== Data records ==

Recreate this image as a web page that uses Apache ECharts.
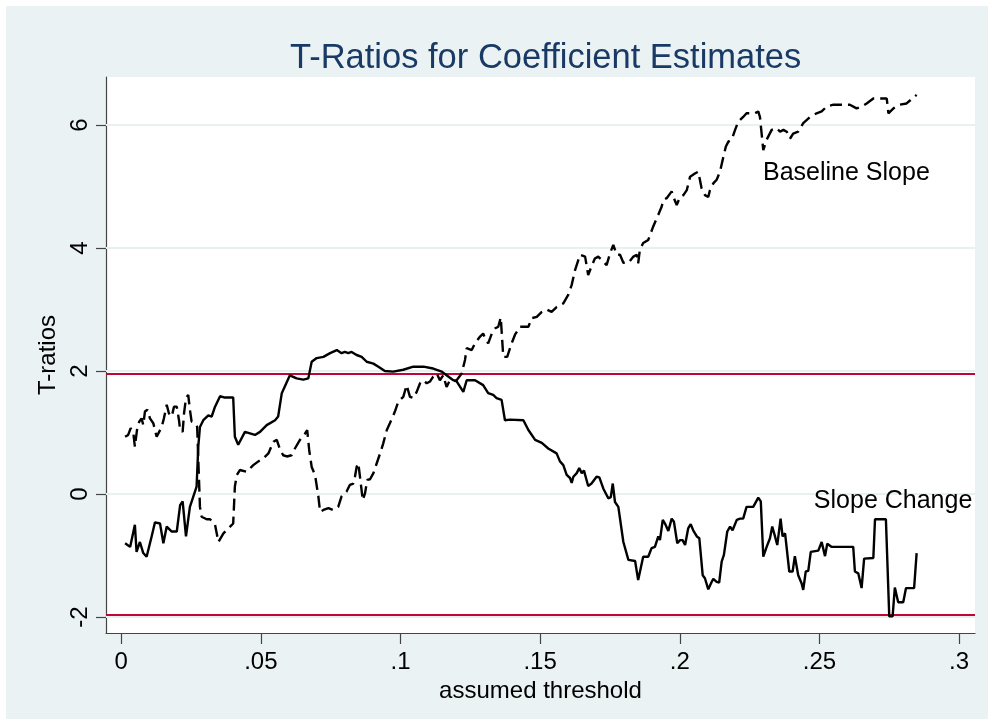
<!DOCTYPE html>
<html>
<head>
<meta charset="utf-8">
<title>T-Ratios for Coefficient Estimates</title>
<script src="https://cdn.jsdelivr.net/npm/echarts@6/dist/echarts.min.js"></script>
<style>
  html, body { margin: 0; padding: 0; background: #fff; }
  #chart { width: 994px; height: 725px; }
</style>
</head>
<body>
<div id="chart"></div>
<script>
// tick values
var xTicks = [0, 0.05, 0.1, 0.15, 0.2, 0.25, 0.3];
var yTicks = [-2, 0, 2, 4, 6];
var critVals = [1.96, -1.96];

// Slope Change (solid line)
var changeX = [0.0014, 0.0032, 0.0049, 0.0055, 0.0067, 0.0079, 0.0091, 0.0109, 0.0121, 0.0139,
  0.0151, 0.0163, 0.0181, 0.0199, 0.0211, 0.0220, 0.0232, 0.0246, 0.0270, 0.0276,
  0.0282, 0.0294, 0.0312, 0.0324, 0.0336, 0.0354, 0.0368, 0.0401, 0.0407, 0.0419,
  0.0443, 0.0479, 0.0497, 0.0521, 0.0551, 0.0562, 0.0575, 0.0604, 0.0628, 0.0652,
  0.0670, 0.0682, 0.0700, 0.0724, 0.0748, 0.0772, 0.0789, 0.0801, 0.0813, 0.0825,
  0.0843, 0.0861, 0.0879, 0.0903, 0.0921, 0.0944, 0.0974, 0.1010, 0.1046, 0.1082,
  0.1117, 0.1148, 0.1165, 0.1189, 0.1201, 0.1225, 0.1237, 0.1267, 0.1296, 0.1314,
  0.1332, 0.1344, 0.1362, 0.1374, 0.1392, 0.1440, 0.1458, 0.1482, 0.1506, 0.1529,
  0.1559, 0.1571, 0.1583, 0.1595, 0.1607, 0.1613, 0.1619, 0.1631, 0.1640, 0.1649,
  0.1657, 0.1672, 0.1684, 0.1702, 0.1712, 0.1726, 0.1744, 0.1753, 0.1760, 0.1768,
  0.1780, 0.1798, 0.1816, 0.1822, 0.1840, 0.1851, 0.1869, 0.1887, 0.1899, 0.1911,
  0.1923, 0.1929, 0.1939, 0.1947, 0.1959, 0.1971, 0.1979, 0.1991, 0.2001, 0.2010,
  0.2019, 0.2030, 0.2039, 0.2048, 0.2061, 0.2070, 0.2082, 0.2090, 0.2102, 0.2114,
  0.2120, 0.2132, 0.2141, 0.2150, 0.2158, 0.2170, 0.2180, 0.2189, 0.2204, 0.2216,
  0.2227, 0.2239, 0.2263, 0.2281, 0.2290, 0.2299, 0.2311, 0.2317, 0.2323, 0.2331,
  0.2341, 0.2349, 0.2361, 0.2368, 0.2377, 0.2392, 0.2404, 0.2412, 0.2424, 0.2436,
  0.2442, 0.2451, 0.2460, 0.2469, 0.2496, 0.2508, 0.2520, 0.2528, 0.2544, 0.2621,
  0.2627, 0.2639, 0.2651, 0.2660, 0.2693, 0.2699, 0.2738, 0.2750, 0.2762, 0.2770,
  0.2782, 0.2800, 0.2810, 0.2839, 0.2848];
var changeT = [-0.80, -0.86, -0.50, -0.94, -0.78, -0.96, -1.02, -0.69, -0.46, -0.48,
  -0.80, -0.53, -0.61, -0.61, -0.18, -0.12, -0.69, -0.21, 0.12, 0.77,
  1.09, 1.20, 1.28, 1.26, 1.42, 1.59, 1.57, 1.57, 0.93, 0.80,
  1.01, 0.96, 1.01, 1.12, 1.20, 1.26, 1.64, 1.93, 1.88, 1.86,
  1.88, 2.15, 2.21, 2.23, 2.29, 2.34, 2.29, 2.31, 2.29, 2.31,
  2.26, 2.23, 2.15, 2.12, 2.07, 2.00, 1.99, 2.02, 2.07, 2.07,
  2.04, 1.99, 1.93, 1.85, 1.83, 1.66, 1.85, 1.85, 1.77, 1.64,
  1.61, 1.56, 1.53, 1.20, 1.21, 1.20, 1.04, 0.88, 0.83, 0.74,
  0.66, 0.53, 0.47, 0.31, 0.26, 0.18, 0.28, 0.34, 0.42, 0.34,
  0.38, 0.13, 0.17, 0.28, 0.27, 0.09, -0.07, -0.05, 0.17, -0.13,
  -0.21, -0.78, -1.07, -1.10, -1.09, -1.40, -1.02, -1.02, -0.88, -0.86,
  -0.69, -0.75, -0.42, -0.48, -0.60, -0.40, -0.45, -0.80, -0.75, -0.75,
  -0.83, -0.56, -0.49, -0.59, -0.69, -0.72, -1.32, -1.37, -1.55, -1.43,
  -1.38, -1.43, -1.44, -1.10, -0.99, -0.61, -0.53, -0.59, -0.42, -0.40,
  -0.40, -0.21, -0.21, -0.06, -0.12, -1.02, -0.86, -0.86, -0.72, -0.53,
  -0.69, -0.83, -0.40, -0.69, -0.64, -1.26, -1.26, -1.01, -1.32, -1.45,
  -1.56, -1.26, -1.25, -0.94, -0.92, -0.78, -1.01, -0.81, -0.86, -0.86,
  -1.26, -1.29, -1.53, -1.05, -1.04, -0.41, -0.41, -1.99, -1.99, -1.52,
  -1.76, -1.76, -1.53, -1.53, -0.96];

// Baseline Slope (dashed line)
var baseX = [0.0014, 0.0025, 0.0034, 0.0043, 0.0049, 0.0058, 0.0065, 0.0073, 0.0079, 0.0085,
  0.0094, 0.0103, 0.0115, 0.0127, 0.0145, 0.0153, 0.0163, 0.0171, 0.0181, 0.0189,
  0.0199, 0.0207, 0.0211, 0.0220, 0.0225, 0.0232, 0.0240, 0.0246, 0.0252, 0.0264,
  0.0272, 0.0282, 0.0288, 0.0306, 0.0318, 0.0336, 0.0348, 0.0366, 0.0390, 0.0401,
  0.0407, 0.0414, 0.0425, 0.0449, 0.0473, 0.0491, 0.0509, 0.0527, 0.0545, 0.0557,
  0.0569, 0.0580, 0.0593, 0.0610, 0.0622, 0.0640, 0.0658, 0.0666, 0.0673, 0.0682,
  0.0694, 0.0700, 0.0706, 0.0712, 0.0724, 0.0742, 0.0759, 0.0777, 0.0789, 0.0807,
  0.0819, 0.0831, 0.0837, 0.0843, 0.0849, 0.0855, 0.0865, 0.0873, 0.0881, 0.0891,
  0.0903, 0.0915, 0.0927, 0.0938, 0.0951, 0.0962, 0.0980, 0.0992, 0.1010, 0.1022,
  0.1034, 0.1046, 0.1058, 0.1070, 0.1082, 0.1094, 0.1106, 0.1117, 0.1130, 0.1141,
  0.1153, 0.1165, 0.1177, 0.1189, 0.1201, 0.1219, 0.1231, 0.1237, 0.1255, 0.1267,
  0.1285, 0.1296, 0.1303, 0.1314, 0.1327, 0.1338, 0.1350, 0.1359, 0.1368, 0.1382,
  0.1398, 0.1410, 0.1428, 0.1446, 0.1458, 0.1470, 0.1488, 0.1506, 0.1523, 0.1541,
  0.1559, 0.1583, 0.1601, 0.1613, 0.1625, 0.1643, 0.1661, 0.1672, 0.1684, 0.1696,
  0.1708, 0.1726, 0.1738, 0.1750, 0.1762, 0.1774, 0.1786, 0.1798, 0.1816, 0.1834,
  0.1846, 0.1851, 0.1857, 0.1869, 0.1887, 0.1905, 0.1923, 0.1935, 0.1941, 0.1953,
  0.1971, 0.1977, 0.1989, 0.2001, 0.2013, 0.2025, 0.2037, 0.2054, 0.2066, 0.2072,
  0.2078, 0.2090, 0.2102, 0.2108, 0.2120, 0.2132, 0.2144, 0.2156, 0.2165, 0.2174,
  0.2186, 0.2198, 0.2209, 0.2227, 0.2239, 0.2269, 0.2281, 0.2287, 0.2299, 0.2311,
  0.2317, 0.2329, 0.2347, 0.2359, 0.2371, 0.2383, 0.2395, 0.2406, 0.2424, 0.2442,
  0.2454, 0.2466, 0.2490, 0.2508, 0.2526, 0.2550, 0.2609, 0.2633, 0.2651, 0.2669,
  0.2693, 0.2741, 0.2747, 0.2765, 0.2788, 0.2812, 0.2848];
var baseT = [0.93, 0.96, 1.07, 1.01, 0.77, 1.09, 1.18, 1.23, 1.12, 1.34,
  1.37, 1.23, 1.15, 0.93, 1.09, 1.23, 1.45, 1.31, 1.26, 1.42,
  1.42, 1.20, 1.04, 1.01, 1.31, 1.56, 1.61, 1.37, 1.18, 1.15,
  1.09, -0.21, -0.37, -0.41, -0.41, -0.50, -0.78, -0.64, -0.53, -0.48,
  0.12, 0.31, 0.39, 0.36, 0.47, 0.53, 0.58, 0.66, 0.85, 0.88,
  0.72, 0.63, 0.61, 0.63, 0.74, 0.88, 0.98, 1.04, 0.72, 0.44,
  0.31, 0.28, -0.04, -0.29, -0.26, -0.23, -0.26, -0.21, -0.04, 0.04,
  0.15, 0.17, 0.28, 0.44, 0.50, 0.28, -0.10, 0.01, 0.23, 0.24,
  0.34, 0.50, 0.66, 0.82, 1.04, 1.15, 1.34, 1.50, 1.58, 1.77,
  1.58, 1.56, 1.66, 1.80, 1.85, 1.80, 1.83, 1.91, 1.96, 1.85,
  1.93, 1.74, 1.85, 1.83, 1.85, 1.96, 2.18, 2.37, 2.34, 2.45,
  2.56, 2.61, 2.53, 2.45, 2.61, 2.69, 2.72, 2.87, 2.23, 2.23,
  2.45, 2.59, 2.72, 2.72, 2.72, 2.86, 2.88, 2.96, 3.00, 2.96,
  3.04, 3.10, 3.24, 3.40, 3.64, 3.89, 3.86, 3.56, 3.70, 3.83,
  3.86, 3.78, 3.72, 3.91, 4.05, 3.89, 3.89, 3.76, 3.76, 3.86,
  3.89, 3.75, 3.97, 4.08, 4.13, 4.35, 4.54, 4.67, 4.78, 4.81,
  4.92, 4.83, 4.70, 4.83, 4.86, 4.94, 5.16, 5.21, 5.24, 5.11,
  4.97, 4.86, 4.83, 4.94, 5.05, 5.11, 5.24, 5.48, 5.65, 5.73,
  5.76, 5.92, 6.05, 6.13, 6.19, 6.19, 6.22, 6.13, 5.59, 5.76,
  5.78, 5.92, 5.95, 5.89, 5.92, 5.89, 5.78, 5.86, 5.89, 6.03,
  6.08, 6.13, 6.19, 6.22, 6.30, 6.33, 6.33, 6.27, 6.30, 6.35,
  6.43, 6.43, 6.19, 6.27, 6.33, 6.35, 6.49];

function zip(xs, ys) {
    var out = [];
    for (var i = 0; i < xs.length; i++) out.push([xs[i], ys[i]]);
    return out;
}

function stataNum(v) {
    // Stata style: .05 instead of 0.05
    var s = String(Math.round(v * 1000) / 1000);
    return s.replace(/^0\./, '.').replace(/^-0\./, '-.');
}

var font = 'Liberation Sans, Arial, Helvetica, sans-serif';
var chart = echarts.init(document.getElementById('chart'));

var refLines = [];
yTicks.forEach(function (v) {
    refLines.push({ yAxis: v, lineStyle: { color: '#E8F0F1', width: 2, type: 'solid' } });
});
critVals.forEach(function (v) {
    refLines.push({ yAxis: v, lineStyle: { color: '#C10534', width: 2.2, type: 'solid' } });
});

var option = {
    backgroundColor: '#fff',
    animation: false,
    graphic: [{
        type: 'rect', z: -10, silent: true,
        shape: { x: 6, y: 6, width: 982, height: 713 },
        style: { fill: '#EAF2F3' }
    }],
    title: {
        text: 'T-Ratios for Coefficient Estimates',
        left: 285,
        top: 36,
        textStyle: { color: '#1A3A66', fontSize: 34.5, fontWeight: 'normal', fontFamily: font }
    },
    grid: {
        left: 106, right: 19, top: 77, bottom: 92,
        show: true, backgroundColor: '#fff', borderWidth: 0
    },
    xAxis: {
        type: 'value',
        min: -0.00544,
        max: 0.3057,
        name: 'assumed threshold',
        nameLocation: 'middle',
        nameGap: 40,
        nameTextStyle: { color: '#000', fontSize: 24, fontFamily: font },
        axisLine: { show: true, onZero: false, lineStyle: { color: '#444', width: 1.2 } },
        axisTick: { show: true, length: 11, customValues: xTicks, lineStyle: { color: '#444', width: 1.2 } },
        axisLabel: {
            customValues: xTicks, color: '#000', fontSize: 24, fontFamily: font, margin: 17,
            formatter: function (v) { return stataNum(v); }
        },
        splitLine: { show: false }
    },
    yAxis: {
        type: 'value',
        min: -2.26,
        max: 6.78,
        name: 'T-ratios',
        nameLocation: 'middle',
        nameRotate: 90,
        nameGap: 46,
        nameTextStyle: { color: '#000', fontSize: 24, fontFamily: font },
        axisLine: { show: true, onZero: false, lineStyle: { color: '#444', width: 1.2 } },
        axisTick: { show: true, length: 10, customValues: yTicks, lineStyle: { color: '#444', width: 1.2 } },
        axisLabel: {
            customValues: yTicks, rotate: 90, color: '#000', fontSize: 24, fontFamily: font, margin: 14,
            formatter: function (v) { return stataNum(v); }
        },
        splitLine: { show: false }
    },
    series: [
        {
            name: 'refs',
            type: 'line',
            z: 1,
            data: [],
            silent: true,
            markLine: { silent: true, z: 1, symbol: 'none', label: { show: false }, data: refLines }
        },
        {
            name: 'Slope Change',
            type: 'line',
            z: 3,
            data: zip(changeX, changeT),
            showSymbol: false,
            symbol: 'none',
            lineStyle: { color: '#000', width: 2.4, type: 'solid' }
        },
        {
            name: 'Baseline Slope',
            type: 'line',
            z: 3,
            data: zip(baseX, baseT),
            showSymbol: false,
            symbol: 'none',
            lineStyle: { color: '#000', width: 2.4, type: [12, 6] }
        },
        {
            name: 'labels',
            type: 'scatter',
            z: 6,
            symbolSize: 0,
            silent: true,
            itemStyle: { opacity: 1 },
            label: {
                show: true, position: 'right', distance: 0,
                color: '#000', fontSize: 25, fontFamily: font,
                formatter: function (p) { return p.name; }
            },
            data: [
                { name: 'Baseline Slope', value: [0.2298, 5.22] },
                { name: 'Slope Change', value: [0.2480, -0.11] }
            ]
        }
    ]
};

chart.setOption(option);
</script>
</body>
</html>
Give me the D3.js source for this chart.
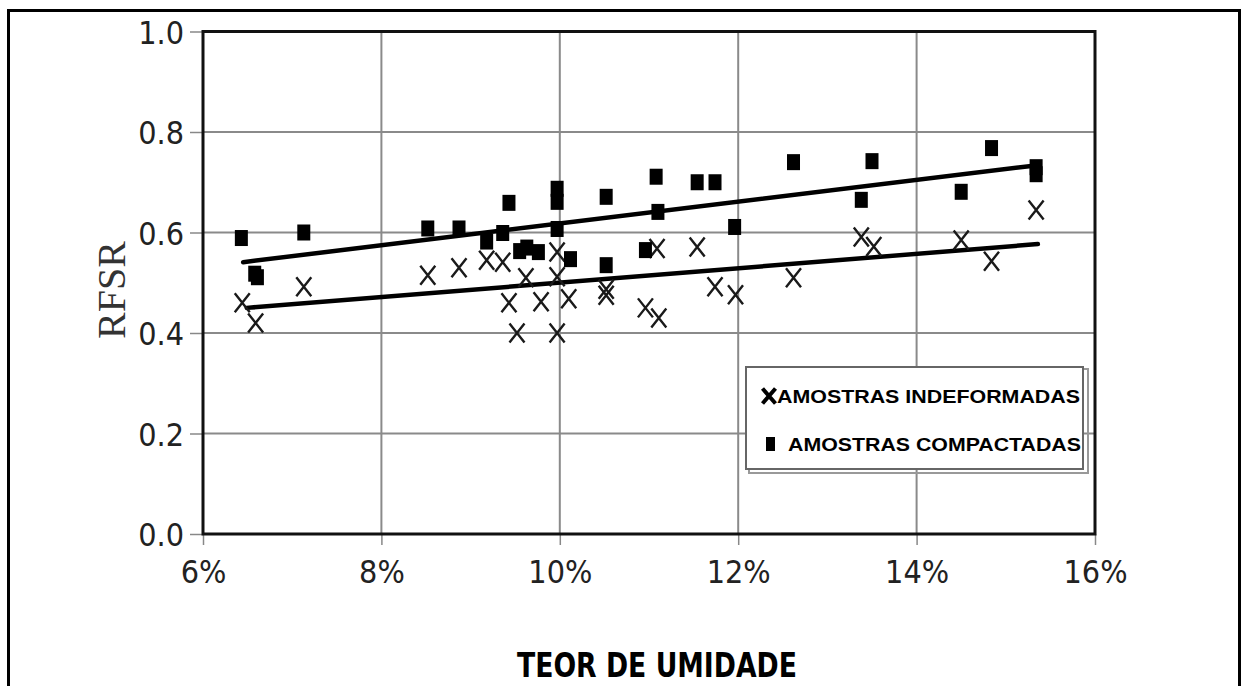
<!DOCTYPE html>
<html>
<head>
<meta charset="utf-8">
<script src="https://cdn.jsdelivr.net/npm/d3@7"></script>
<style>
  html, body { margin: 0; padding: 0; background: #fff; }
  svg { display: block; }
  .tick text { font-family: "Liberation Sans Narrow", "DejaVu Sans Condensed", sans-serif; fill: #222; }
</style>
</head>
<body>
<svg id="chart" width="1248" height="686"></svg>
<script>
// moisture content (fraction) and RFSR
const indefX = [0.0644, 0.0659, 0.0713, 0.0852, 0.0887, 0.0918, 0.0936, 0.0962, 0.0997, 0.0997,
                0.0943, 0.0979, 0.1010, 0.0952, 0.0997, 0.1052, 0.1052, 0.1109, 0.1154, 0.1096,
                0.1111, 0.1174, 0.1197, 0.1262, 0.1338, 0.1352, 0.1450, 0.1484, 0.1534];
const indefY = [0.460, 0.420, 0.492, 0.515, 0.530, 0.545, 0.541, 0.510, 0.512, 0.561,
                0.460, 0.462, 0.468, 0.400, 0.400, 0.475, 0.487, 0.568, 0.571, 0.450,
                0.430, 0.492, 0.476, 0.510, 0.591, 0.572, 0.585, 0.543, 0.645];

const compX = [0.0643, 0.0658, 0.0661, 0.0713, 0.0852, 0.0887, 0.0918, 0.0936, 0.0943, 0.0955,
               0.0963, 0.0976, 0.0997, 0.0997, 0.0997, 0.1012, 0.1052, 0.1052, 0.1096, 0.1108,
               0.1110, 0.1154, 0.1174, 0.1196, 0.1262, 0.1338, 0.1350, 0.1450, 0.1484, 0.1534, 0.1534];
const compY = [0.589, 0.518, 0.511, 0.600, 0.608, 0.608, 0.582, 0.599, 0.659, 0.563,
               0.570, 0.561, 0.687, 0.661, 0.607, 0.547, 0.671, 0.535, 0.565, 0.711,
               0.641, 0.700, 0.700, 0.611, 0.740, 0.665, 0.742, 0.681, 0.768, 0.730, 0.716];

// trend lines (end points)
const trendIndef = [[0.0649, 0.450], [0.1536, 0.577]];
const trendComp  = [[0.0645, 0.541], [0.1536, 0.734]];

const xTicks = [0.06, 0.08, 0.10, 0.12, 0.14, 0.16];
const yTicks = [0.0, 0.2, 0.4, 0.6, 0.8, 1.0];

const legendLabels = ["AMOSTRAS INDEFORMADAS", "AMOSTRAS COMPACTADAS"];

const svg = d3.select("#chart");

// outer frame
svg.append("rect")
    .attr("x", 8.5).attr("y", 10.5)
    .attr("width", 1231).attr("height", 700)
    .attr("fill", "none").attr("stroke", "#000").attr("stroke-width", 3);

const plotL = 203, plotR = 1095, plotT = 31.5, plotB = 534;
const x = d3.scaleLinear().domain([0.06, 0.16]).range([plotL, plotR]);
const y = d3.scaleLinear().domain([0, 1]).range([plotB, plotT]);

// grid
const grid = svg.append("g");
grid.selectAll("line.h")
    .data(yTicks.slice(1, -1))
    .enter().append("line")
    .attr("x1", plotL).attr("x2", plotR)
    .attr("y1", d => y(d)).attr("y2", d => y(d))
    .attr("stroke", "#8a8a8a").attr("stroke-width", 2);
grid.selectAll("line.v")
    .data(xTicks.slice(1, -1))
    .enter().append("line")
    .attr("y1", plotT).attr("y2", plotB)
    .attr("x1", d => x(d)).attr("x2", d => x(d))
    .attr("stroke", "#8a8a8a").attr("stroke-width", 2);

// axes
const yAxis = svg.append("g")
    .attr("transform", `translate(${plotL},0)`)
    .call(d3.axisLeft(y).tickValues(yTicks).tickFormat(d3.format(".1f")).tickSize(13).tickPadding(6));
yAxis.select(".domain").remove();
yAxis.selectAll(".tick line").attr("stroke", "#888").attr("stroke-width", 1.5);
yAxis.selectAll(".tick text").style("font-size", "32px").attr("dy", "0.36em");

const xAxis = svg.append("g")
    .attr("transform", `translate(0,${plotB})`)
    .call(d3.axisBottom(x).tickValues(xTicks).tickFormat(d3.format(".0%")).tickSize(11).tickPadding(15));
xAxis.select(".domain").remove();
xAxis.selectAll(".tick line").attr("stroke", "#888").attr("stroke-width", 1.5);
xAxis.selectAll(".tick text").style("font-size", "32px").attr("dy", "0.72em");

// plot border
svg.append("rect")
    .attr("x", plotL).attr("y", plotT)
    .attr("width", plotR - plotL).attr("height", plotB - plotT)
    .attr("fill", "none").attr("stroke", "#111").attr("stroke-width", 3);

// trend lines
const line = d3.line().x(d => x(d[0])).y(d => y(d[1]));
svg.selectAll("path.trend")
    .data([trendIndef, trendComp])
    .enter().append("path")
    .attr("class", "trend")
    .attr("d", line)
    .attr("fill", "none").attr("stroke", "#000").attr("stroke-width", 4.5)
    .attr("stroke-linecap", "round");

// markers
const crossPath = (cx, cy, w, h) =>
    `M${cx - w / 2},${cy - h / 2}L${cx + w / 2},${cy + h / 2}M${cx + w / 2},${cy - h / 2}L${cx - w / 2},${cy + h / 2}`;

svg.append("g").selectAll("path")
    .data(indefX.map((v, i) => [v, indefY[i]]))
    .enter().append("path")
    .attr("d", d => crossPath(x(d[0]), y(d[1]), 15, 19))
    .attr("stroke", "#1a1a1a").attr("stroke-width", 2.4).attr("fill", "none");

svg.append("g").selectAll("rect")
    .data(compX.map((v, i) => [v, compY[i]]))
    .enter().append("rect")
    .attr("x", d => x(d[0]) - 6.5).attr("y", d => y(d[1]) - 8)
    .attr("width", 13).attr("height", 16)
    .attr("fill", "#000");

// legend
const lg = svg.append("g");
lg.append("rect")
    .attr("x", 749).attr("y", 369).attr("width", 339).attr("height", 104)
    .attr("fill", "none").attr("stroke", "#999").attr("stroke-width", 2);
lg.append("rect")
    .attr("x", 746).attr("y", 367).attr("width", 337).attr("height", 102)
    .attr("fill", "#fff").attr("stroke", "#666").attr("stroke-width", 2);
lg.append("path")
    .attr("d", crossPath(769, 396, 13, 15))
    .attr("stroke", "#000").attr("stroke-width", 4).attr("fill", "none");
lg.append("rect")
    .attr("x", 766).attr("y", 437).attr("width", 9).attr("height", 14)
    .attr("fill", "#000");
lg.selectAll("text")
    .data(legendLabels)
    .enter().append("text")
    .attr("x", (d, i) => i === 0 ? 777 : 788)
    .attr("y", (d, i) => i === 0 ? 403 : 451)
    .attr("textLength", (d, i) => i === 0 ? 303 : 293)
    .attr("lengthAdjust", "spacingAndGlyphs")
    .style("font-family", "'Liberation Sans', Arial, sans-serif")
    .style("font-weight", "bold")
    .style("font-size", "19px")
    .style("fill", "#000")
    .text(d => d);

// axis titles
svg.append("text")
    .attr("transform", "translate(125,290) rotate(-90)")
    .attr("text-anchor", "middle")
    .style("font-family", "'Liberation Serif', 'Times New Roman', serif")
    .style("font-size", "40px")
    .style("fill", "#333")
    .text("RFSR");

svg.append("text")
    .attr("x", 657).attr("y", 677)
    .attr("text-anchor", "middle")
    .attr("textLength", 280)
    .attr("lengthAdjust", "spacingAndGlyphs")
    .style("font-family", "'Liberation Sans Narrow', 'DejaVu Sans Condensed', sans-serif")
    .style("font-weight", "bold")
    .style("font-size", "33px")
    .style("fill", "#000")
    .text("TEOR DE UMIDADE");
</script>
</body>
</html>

===

» The task
Give again, please, precisely the lines that begin the records and run through the line with "var critVals = [1.96, -1.96];" in it, keeping both end lines and dropping any pictures.

» Exercise response
Recreate this image as a web page that uses Apache ECharts.
<!DOCTYPE html>
<html>
<head>
<meta charset="utf-8">
<title>T-Ratios for Coefficient Estimates</title>
<script src="https://cdn.jsdelivr.net/npm/echarts@6/dist/echarts.min.js"></script>
<style>
  html, body { margin: 0; padding: 0; background: #fff; }
  #chart { width: 994px; height: 725px; }
</style>
</head>
<body>
<div id="chart"></div>
<script>
// tick values
var xTicks = [0, 0.05, 0.1, 0.15, 0.2, 0.25, 0.3];
var yTicks = [-2, 0, 2, 4, 6];
var critVals = [1.96, -1.96];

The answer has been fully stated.